((
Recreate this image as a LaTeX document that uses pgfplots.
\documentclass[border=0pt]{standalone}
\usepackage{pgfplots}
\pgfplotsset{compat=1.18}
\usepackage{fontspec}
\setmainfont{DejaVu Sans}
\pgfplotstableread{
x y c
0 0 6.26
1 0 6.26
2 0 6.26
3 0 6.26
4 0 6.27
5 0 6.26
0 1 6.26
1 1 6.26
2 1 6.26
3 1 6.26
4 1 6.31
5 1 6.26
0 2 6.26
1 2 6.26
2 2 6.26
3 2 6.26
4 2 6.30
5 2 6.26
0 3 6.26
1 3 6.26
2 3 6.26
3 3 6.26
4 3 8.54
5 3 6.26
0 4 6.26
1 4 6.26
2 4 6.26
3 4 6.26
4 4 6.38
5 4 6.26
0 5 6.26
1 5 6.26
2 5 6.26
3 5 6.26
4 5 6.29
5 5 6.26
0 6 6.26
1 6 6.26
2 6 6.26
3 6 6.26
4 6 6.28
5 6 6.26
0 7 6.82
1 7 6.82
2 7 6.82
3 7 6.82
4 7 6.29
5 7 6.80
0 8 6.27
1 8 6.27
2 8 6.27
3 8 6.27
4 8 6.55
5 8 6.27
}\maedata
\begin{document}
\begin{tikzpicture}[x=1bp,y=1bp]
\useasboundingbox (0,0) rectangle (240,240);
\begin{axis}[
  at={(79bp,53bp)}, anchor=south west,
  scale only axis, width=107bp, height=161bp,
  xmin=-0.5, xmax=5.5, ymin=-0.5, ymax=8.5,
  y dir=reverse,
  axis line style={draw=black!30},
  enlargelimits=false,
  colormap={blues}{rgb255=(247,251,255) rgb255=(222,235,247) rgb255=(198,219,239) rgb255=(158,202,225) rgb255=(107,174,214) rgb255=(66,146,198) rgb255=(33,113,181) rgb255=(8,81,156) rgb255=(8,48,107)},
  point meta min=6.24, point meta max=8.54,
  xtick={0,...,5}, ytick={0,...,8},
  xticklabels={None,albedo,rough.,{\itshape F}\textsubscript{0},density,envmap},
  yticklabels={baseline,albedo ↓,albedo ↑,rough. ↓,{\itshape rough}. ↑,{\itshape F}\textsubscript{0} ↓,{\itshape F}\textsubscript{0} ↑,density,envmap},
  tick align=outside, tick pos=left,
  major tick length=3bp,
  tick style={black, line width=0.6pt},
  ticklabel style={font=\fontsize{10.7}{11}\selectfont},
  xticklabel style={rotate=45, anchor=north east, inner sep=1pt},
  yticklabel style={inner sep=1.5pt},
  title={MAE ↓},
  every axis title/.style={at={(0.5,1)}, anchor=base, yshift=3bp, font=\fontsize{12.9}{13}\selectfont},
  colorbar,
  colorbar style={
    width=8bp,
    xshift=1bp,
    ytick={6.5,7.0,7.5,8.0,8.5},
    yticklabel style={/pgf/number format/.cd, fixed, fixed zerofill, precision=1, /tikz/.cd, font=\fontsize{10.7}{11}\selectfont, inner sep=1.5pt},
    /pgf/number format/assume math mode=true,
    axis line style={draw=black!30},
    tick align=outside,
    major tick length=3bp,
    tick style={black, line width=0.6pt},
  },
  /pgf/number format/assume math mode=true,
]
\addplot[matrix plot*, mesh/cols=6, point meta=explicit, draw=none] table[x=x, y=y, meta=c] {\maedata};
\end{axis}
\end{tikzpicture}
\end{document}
))
• _Instruction_: Recopy the whole listing exactly.

• _Complete output_:
Recreate this image as a LaTeX document that uses pgfplots.
\documentclass[border=0pt]{standalone}
\usepackage{pgfplots}
\pgfplotsset{compat=1.18}
\usepackage{fontspec}
\setmainfont{DejaVu Sans}
\pgfplotstableread{
x y c
0 0 6.26
1 0 6.26
2 0 6.26
3 0 6.26
4 0 6.27
5 0 6.26
0 1 6.26
1 1 6.26
2 1 6.26
3 1 6.26
4 1 6.31
5 1 6.26
0 2 6.26
1 2 6.26
2 2 6.26
3 2 6.26
4 2 6.30
5 2 6.26
0 3 6.26
1 3 6.26
2 3 6.26
3 3 6.26
4 3 8.54
5 3 6.26
0 4 6.26
1 4 6.26
2 4 6.26
3 4 6.26
4 4 6.38
5 4 6.26
0 5 6.26
1 5 6.26
2 5 6.26
3 5 6.26
4 5 6.29
5 5 6.26
0 6 6.26
1 6 6.26
2 6 6.26
3 6 6.26
4 6 6.28
5 6 6.26
0 7 6.82
1 7 6.82
2 7 6.82
3 7 6.82
4 7 6.29
5 7 6.80
0 8 6.27
1 8 6.27
2 8 6.27
3 8 6.27
4 8 6.55
5 8 6.27
}\maedata
\begin{document}
\begin{tikzpicture}[x=1bp,y=1bp]
\useasboundingbox (0,0) rectangle (240,240);
\begin{axis}[
  at={(79bp,53bp)}, anchor=south west,
  scale only axis, width=107bp, height=161bp,
  xmin=-0.5, xmax=5.5, ymin=-0.5, ymax=8.5,
  y dir=reverse,
  axis line style={draw=black!30},
  enlargelimits=false,
  colormap={blues}{rgb255=(247,251,255) rgb255=(222,235,247) rgb255=(198,219,239) rgb255=(158,202,225) rgb255=(107,174,214) rgb255=(66,146,198) rgb255=(33,113,181) rgb255=(8,81,156) rgb255=(8,48,107)},
  point meta min=6.24, point meta max=8.54,
  xtick={0,...,5}, ytick={0,...,8},
  xticklabels={None,albedo,rough.,{\itshape F}\textsubscript{0},density,envmap},
  yticklabels={baseline,albedo ↓,albedo ↑,rough. ↓,{\itshape rough}. ↑,{\itshape F}\textsubscript{0} ↓,{\itshape F}\textsubscript{0} ↑,density,envmap},
  tick align=outside, tick pos=left,
  major tick length=3bp,
  tick style={black, line width=0.6pt},
  ticklabel style={font=\fontsize{10.7}{11}\selectfont},
  xticklabel style={rotate=45, anchor=north east, inner sep=1pt},
  yticklabel style={inner sep=1.5pt},
  title={MAE ↓},
  every axis title/.style={at={(0.5,1)}, anchor=base, yshift=3bp, font=\fontsize{12.9}{13}\selectfont},
  colorbar,
  colorbar style={
    width=8bp,
    xshift=1bp,
    ytick={6.5,7.0,7.5,8.0,8.5},
    yticklabel style={/pgf/number format/.cd, fixed, fixed zerofill, precision=1, /tikz/.cd, font=\fontsize{10.7}{11}\selectfont, inner sep=1.5pt},
    /pgf/number format/assume math mode=true,
    axis line style={draw=black!30},
    tick align=outside,
    major tick length=3bp,
    tick style={black, line width=0.6pt},
  },
  /pgf/number format/assume math mode=true,
]
\addplot[matrix plot*, mesh/cols=6, point meta=explicit, draw=none] table[x=x, y=y, meta=c] {\maedata};
\end{axis}
\end{tikzpicture}
\end{document}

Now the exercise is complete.